Section II – Cultural Mediations
Translation, understood in a broad sense as the actual practice of linguistic and cultural translation, as well as the physical act of circulating bodies, objects and knowledge in space and time, has always involved adaptation to different contexts, publics and markets. We are particularly interested here in issues of gender and the role played by women in these processes of circulation and appropriation, as authors, readers, translators and mediators. We want to trace how notions of gender are translated, transformed and adapted when travelling in multiple directions via cultural transfers and mediations. How do texts and audiences gain new gender meanings when relocated to new socio-political and cultural contexts? How does a translator’s gender interact with an author’s gender and with a target or imagined readership? How did gender shape experiences and accounts of reading, writing and travelling? How were European ideas on gender hybridised and reinterpreted in colonial settings and vice versa?
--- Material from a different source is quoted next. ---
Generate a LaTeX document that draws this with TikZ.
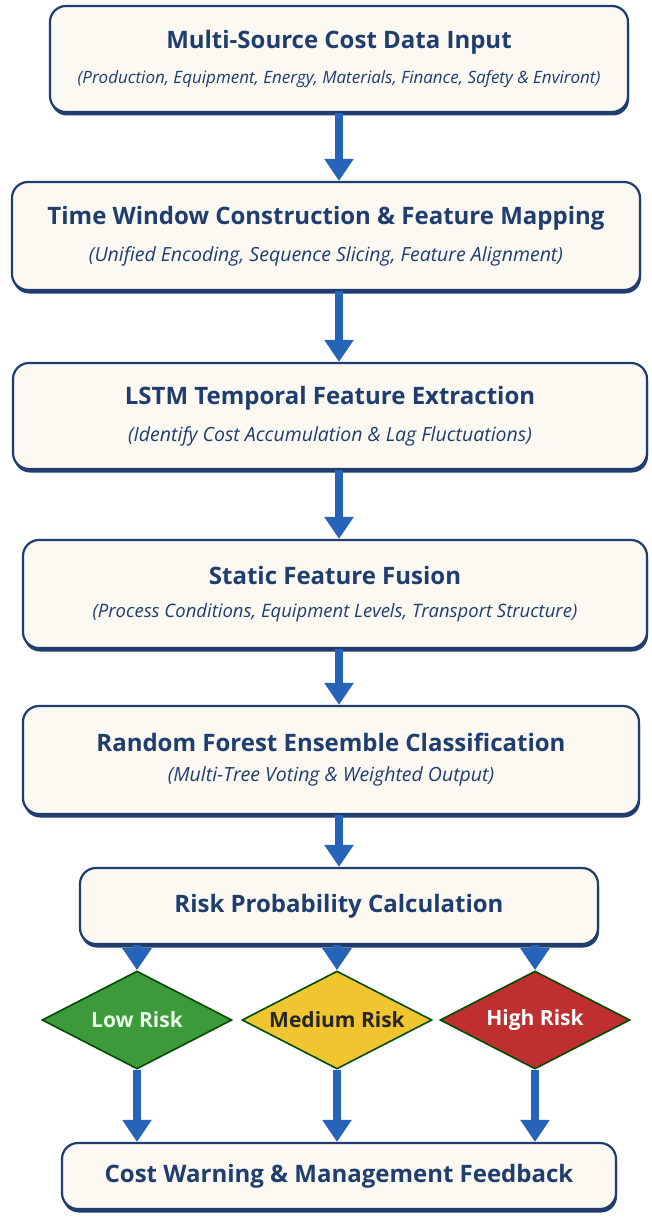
\documentclass[tikz,border=0pt]{standalone}
\usepackage{fontspec}
\setmainfont{Open Sans}
\usetikzlibrary{positioning,arrows.meta,shapes.geometric,shadows}

\definecolor{navy}{HTML}{1F3D6E}
\definecolor{cream}{HTML}{FBF9F2}
\definecolor{flowblue}{HTML}{2664B9}
\definecolor{riskgreen}{HTML}{3C9A3B}
\definecolor{riskyellow}{HTML}{F1C52F}
\definecolor{riskred}{HTML}{BF2F2F}

\tikzset{
  stagebox/.style={draw=navy, line width=2.2pt, fill=cream, rounded corners=16pt,
    inner sep=0pt, align=center, text=navy,
    drop shadow={shadow xshift=1pt, shadow yshift=-3.5pt, fill=navy, opacity=1}},
  riskbox/.style={diamond, draw=black!70!green, line width=1.6pt, aspect=2,
    minimum width=190pt, minimum height=98pt, inner sep=0pt,
    font=\fontsize{21}{24}\selectfont\bfseries},
  flow/.style={draw=flowblue, line width=8pt,
    -{Triangle[width=28pt,length=22pt]}},
  ttl/.style={font=\fontsize{24}{28}\selectfont\bfseries},
}
\newcommand{\ttlt}[1]{{\fontsize{24}{28}\selectfont\bfseries #1}}
\newcommand{\subt}[2]{{\fontsize{#1}{#1}\selectfont\itshape #2}}

\begin{document}
\begin{tikzpicture}[x=1pt,y=-1pt]
\useasboundingbox[fill=white] (0,0) rectangle (651,1217);
\coordinate (axis) at (339,0);

\node[stagebox, minimum width=578pt, minimum height=106pt] (input) at (339,59)
  {\ttlt{Multi-Source Cost Data Input}\\[15pt]
   \subt{17}{(Production, Equipment, Energy, Materials, Finance, Safety \& Environt)}};
\node[stagebox, minimum width=628pt, minimum height=108pt] (window) at (326,236)
  {\ttlt{Time Window Construction \& Feature Mapping}\\[15pt]
   \subt{19.5}{(Unified Encoding, Sequence Slicing, Feature Alignment)}};
\node[stagebox, minimum width=634pt, minimum height=106pt] (lstm) at (330,416)
  {\ttlt{LSTM Temporal Feature Extraction}\\[15pt]
   \subt{19.5}{(Identify Cost Accumulation \& Lag Fluctuations)}};
\node[stagebox, minimum width=624pt, minimum height=108pt] (fusion) at (335,594)
  {\ttlt{Static Feature Fusion}\\[17pt]
   \subt{18.5}{(Process Conditions, Equipment Levels, Transport Structure)}};
\node[stagebox, minimum width=616pt, minimum height=108pt] (forest) at (331,760)
  {\ttlt{Random Forest Ensemble Classification}\\[14pt]
   \subt{19.5}{(Multi-Tree Voting \& Weighted Output)}};
\node[stagebox, ttl, minimum width=518pt, minimum height=76pt] (prob) at (339,906)
  {Risk Probability Calculation};

\node[riskbox, fill=riskgreen, text=green!8] (low) at (137,1020) {Low Risk};
\node[riskbox, fill=riskyellow, text=black!85] (medium) at (337,1020) {Medium Risk};
\node[riskbox, fill=riskred, text=white] (high) at (535,1020) {High Risk};

\node[stagebox, ttl, minimum width=554pt, minimum height=66pt] (feedback) at (339,1176)
  {Cost Warning \& Management Feedback};

\draw[flow] (input.south -| axis) -- (window.north -| axis);
\draw[flow] (window.south -| axis) -- (lstm.north -| axis);
\draw[flow] (lstm.south -| axis) -- (fusion.north -| axis);
\draw[flow] (fusion.south -| axis) -- (forest.north -| axis);
\draw[flow] (forest.south -| axis) -- (prob.north -| axis);
\foreach \r in {low,medium,high} {
  \draw[flow] (prob.south -| \r.north) -- (\r.north);
  \draw[flow] (\r.south) -- (feedback.north -| \r.south);
}
\end{tikzpicture}
\end{document}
We encourage papers on the following areas:
1.1. Gendering authors, translators, readers and practitioners
1.2. Experiences of travel, correspondence, cultural consumption and sociabilities
1.3. Negotiating contexts: transnational and transoceanic circulation of notions of gender
1.4. Reimagining the Enlightenment in the nineteenth century
Section III – Varieties of Sensibility
We aim to explore the tensions between sensibility as an allegedly universal moral potential and its specific definitions in terms of gender, ethnicity, and social, national and religious differences. We want our discussion to encompass different colonial settings, especially the Hispanic world, and to examine from a comparative perspective crucial questions that have till now primarily been applied to the British Empire: how were feelings and sympathy thought to be distributed, for example, and what role did those moral nuances play in building – but also destabilising – social, ethnic and gender hierarchies? We are interested in both sensory and emotional dimensions of sensibility and the connections between the two, and are keen to re-examine the tensions between physical bodies and inner passions, imagination, truth and compassion. How is love scientifically explained and taxonomised, and what are its established connections with lust? How did sexualities become a part of defining human diversity? We also want to discuss the connections between religion and modernities, with a particular (but not exclusive) emphasis on Catholicism: to what extent did religion produce different gendered emotional cultures?
We welcome contributions on the following topics:
2.1. The physiology of love
2.2. Ways of loving
2.3. Knowledge, human diversity and rhetorics of feeling
2.4. Religious sensibilities
Download the call (deadline 15 October 2020)
Note: The language of the conference will be English. A selection of the papers will be published in a collective volume and a special issue of an academic journal.